If global warming is to be capped at +2°C by 2100, 4,600 billion dollars will have to be invested in building and construction energy efficiency before 2030. According the International Energy Agency, that is approximately 15% of the total budget required to reach the “2°C Objective”. This number is so high because of the large space that the construction industry occupies in relationship to the total sum of carbon emissions linked to all human activity.
‘Carbon-free’ buildings: a non-negotiable ecological imperative
In France, 44% of all energy consumed annually goes to buildings. In terms of carbon dioxide emissions, the building industry and its 120 million tons per-year of exhaust make up a quarter of France’s carbon dioxide emissions, more than transportation or manufacturing. This data has made the building industry a pillar in French and European clean energy policies, as first seen in 2010, with the first European policy on energy performance in the building industry.
In the residential sector, heating is the biggest culprit in carbon gas emissions (85% of all CO2 emissions) – ahead of hot water heating, with 2/3 coming from the use of natural gas and fuel combustion.
What ‘carbon-free’ really means
To be sure, the full carbon emissions cycle does not stop at with a building’s operational consumption (meaning consumption and transportation related to the building’s users), where emissions tend to diminish dramatically in new buildings. ‘Grey energy’, which factors in all phases (from conception and construction to demolition, renovation, upkeep and daily use), is a major determining factor.
To give an example, in a building that has been categorized as BBC 2005 (a low energy consumption building), the energy consumed during construction represents 30 to 50 years’ worth of energy consumed during its exploited lifecycle.

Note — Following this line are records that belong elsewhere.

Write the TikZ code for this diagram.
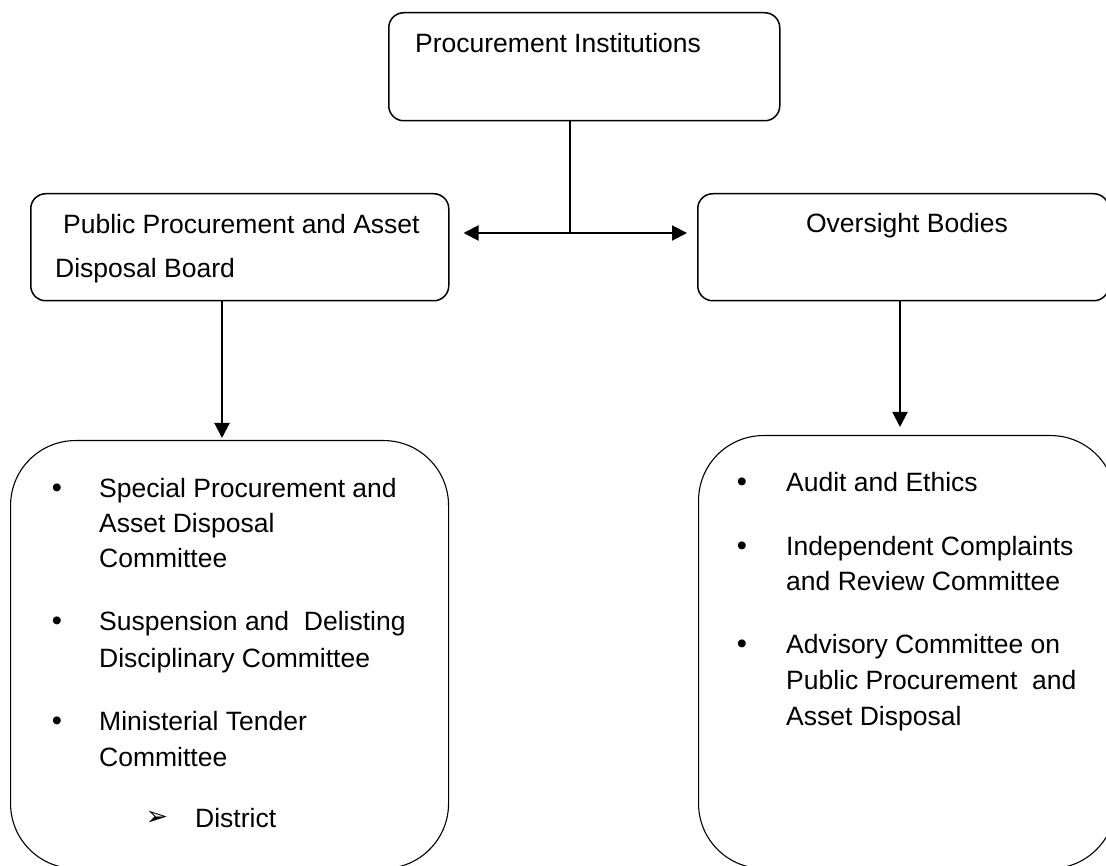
\documentclass[tikz,border=0pt]{standalone}
\usepackage{fontspec}
\setmainfont{Liberation Sans}
\newfontfamily\symfont{DejaVu Sans}
\usetikzlibrary{arrows.meta}

\tikzset{
  headbox/.style={draw, line width=1.5pt, rounded corners=15pt, anchor=north west, inner sep=0pt},
  listbox/.style={draw, line width=1.1pt, rounded corners=65pt, anchor=north west, inner sep=0pt},
  label/.style={anchor=base west, inner sep=0pt, font=\fontsize{26.5}{32}\selectfont},
  clabel/.style={anchor=base, inner sep=0pt, font=\fontsize{26.5}{32}\selectfont},
  dot/.style={anchor=base, inner sep=0pt, font=\fontsize{29}{32}\selectfont},
  pointer/.style={anchor=center, inner sep=0pt, font=\symfont\fontsize{27}{30}\selectfont},
  link/.style={line width=1.2pt},
  flow/.style={line width=2pt, -{Triangle[length=15pt,width=15pt]}},
}

\begin{document}
\begin{tikzpicture}[x=1pt, y=-1pt]
  \clip (0,0) rectangle (1106,866);
  \fill[white] (0,0) rectangle (1106,866);

  % header boxes
  \node[headbox, minimum width=391pt, minimum height=108pt] (inst) at (388,12) {};
  \node[headbox, minimum width=418pt, minimum height=107pt] (board) at (30,193) {};
  \node[headbox, minimum width=411pt, minimum height=107pt] (over) at (697,193) {};

  % list boxes
  \node[listbox, minimum width=438pt, minimum height=428pt] (boardlist) at (10,440) {};
  \node[listbox, minimum width=417pt, minimum height=433pt] (overlist) at (698,435) {};

  % header texts
  \node[label] (instT) at (415,53) {Procurement Institutions};
  \node[label] (boardT1) at (63,234) {Public Procurement and Asset};
  \node[label] (boardT2) at (55,278) {Disposal Board};
  \node[clabel] (overT) at (907,233) {Oversight Bodies};

  % connectors between the header boxes
  \coordinate (split) at (570,233);
  \draw[link] (split) -- (split |- inst.south);
  \draw[flow] (split) -- ([xshift=14pt]split -| board.east);
  \draw[flow] (split) -- ([xshift=-10pt]split -| over.west);

  % downward connectors
  \coordinate (bdrop) at (222,300);
  \coordinate (odrop) at (900,300);
  \draw[flow, shorten >=2pt] (bdrop) -- (bdrop |- boardlist.north);
  \draw[flow, shorten >=8pt] (odrop) -- (odrop |- overlist.north);

  % left list
  \node[dot] (b1) at (57,497) {•};
  \node[label] (s1) at (99,497) {Special Procurement and};
  \node[label] (s2) at (99,532) {Asset Disposal};
  \node[label] (s3) at (99,567) {Committee};
  \node[dot] (b2) at (57,630) {•};
  \node[label] (d1) at (99,630) {Suspension and~ Delisting};
  \node[label] (d2) at (99,667) {Disciplinary Committee};
  \node[dot] (b3) at (57,730) {•};
  \node[label] (m1) at (99,730) {Ministerial Tender};
  \node[label] (m2) at (99,766) {Committee};
  \node[pointer] (p1) at (157,818) {➢};
  \node[label] (m3) at (195,827) {District};

  % right list
  \node[dot] (r1) at (742,491) {•};
  \node[label] (a1) at (786,491) {Audit and Ethics};
  \node[dot] (r2) at (742,555) {•};
  \node[label] (c1) at (786,555) {Independent Complaints};
  \node[label] (c2) at (786,590) {and Review Committee};
  \node[dot] (r3) at (742,653) {•};
  \node[label] (v1) at (786,653) {Advisory Committee on};
  \node[label] (v2) at (786,689) {Public Procurement~ and};
  \node[label] (v3) at (786,725) {Asset Disposal};
\end{tikzpicture}
\end{document}
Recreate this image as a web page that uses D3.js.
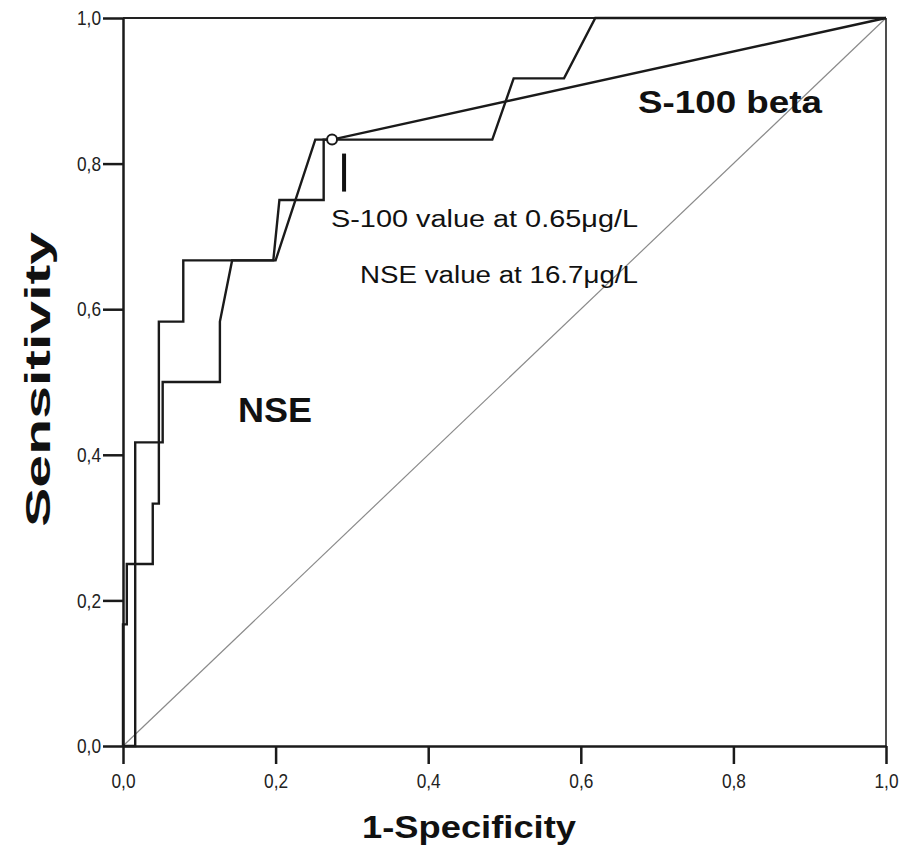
<!DOCTYPE html>
<html>
<head>
<meta charset="utf-8">
<script src="https://cdn.jsdelivr.net/npm/d3@7"></script>
<style>
body { margin: 0; background: #fff; }
text { font-family: "Liberation Sans", Arial, sans-serif; fill: #111; }
</style>
</head>
<body>
<script>
// ROC curves: 1-specificity (x) and sensitivity (y)
var nseFpr  = [0, 0, 0.005, 0.005, 0.039, 0.039, 0.047, 0.047, 0.079, 0.079, 0.197, 0.205, 0.263, 0.263, 0.484, 0.512, 0.578, 0.619, 1];
var nseTpr  = [0, 0.167, 0.167, 0.25, 0.25, 0.333, 0.333, 0.583, 0.583, 0.667, 0.667, 0.75, 0.75, 0.833, 0.833, 0.917, 0.917, 1, 1];
var s100Fpr = [0, 0.016, 0.016, 0.052, 0.052, 0.127, 0.127, 0.143, 0.2, 0.252, 0.274, 1];
var s100Tpr = [0, 0, 0.417, 0.417, 0.5, 0.5, 0.583, 0.667, 0.667, 0.833, 0.833, 1];
var refLine = [0, 1];
var cutoffPoint = [0.274, 0.833];
var tickValues = [0, 0.2, 0.4, 0.6, 0.8, 1];

var width = 913, height = 846;
var margin = {top: 18, right: 27, bottom: 100, left: 123};

var svg = d3.select("body").append("svg")
    .attr("width", width)
    .attr("height", height);

//Scales
var xScale = d3.scaleLinear().domain([0, 1]).range([margin.left, width - margin.right]);
var yScale = d3.scaleLinear().domain([0, 1]).range([height - margin.bottom, margin.top]);

var commaFmt = function(d) { return d3.format(".1f")(d).replace(".", ","); };

//Reference diagonal
svg.append("line")
    .attr("x1", xScale(refLine[0])).attr("y1", yScale(refLine[0]))
    .attr("x2", xScale(refLine[1])).attr("y2", yScale(refLine[1]))
    .style("stroke", "#8a8a8a")
    .style("stroke-width", 1.2);

//Frame: top and right
svg.append("line")
    .attr("x1", xScale(0)).attr("y1", yScale(1))
    .attr("x2", xScale(1)).attr("y2", yScale(1))
    .style("stroke", "#222").style("stroke-width", 2);
svg.append("line")
    .attr("x1", xScale(1)).attr("y1", yScale(1))
    .attr("x2", xScale(1)).attr("y2", yScale(0))
    .style("stroke", "#222").style("stroke-width", 1.6);

//Axes
var xAxis = d3.axisBottom(xScale).tickValues(tickValues).tickFormat(commaFmt)
    .tickSize(18).tickSizeOuter(0).tickPadding(9);
var yAxis = d3.axisLeft(yScale).tickValues(tickValues).tickFormat(commaFmt)
    .tickSize(20).tickSizeOuter(0).tickPadding(2);

var gx = svg.append("g")
    .attr("transform", "translate(0," + yScale(0) + ")")
    .call(xAxis);
var gy = svg.append("g")
    .attr("transform", "translate(" + xScale(0) + ",0)")
    .call(yAxis);

[gx, gy].forEach(function(g) {
    g.attr("font-size", 21);
    g.selectAll("path, line").attr("stroke", "#1a1a1a").attr("stroke-width", 2.5);
    g.selectAll("text")
        .attr("font-family", "'Liberation Sans Narrow', 'Liberation Sans', Arial, sans-serif")
        .style("font-size", "21px")
        .attr("textLength", 24)
        .attr("lengthAdjust", "spacingAndGlyphs")
        .style("fill", "#222");
});

//ROC curves
var line = d3.line()
    .x(function(d) { return xScale(d[0]); })
    .y(function(d) { return yScale(d[1]); });

var curves = [
    {id: "NSE", pts: d3.zip(nseFpr, nseTpr)},
    {id: "S-100 beta", pts: d3.zip(s100Fpr, s100Tpr)}
];

svg.append("g").selectAll("path")
    .data(curves)
    .enter()
    .append("path")
    .attr("d", function(d) { return line(d.pts); })
    .style("fill", "none")
    .style("stroke", "#1a1a1a")
    .style("stroke-width", 2.4)
    .style("stroke-linejoin", "miter");

//Cut-off marker
svg.append("circle")
    .attr("cx", xScale(cutoffPoint[0]))
    .attr("cy", yScale(cutoffPoint[1]))
    .attr("r", 5)
    .style("fill", "#fff")
    .style("stroke", "#1a1a1a")
    .style("stroke-width", 2);

svg.append("line")
    .attr("x1", xScale(cutoffPoint[0]) + 12).attr("y1", yScale(cutoffPoint[1]) + 14)
    .attr("x2", xScale(cutoffPoint[0]) + 12).attr("y2", yScale(cutoffPoint[1]) + 52)
    .style("stroke", "#111")
    .style("stroke-width", 4);

//Annotations
function label(txt, x, y, size, weight, len) {
    return svg.append("text")
        .attr("x", x).attr("y", y)
        .attr("textLength", len)
        .attr("lengthAdjust", "spacingAndGlyphs")
        .style("font-size", size + "px")
        .style("font-weight", weight)
        .text(txt);
}

label("S-100 value at 0.65μg/L", 331, 227, 23, "normal", 307);
label("NSE value at 16.7μg/L", 360, 283, 23, "normal", 278);
label("S-100 beta", 638, 113, 32, "bold", 184);
label("NSE", 238, 422, 35, "bold", 74);

//Axis titles
label("1-Specificity", 362, 838, 32, "bold", 214);

svg.append("text")
    .attr("transform", "translate(50,380) rotate(-90)")
    .attr("x", -147)
    .attr("textLength", 295)
    .attr("lengthAdjust", "spacingAndGlyphs")
    .style("font-size", "35px")
    .style("font-weight", "bold")
    .text("Sensitivity");
</script>
</body>
</html>
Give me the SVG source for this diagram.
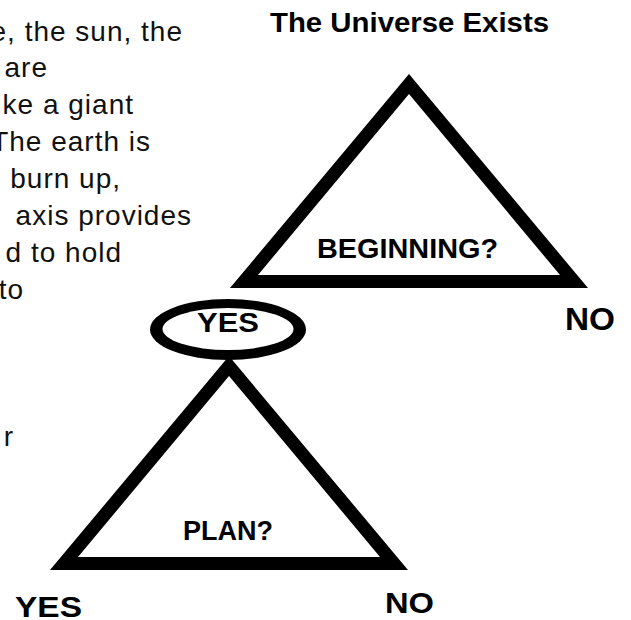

The period of construction is therefore the key moment to control, when carbon emissions are at their highest – even for the most environmentally friendly buildings (still 60% according to the BBCA scale).
Rationalize during construction, control during use
From Paris to New York, Tokyo and Johannesburg, 19 ‘Net-Zero Carbon’ from the C40 Cities network are committed to reaching a very ambitious objective by summer 2018: all new buildings must meet a ‘zero carbon footprint’ exploitation standard by 2030. The ‘net-zero carbon’ replaces the ‘lower consumption’ objective that was frequently included in previous commitments. Nevertheless, mayors will still have to act in cooperation with the private sector, or the actual owners of the buildings in question. Overall, these efforts are most often the fruit of measures taken to optimize energy use and using renewable energy sources, and aim to minimize consumption during the exploitation phase.
As the ‘Zero-Carbon’ School in Nanterre has demonstrated, efforts to control consumption during the exploitation period and rationalize energy use during construction are not unrelated. Using renewable materials (wood and derived products) allows for a substantial reduction in ‘grey energy’ – producer of more than half of the CO2 generated by materials production. However, using ‘bio-sourced’ materials allows buildings to actually stock carbon: this sequestration of carbon materials during a building’s lifecycle compensates in part the carbon emissions produced during a building’s construction. Finally, a ‘zero-carbon’ objective naturally implies using methods drawn from the circular economy, such as recycling materials during construction and designing buildings that, over time, can either be used for new purposes or expanded.
Renovation : zero-carbon’s biggest project
In 2015, the Working Group on Responsible Buildings (RBR) 2020 – 2050 warned ‘On the whole, in examining energy use, emissions from building exploitation are the most prevalent’. Reversing that trend in a way that would reduce such emissions by half implies a considerable amount of building renovations. Concentrating solely on heating systems would allow for an overall reduction of 20%.
Political priorities and regulations oblige, renovation efforts are currently well behind schedule in relationship to declared objectives, and should lead to renovations on no less than 500,000 residential buildings a year, beginning this year, to finally reach a rate of 700,000 in 2020.
Even still, unless large constructions are taken into account, an older building ‘however well renovated, often consumes more energy than a new building’, the RBR working group points out. Whether it is for a renovation or a new construction, each approach will have to be determined on a case by case basis.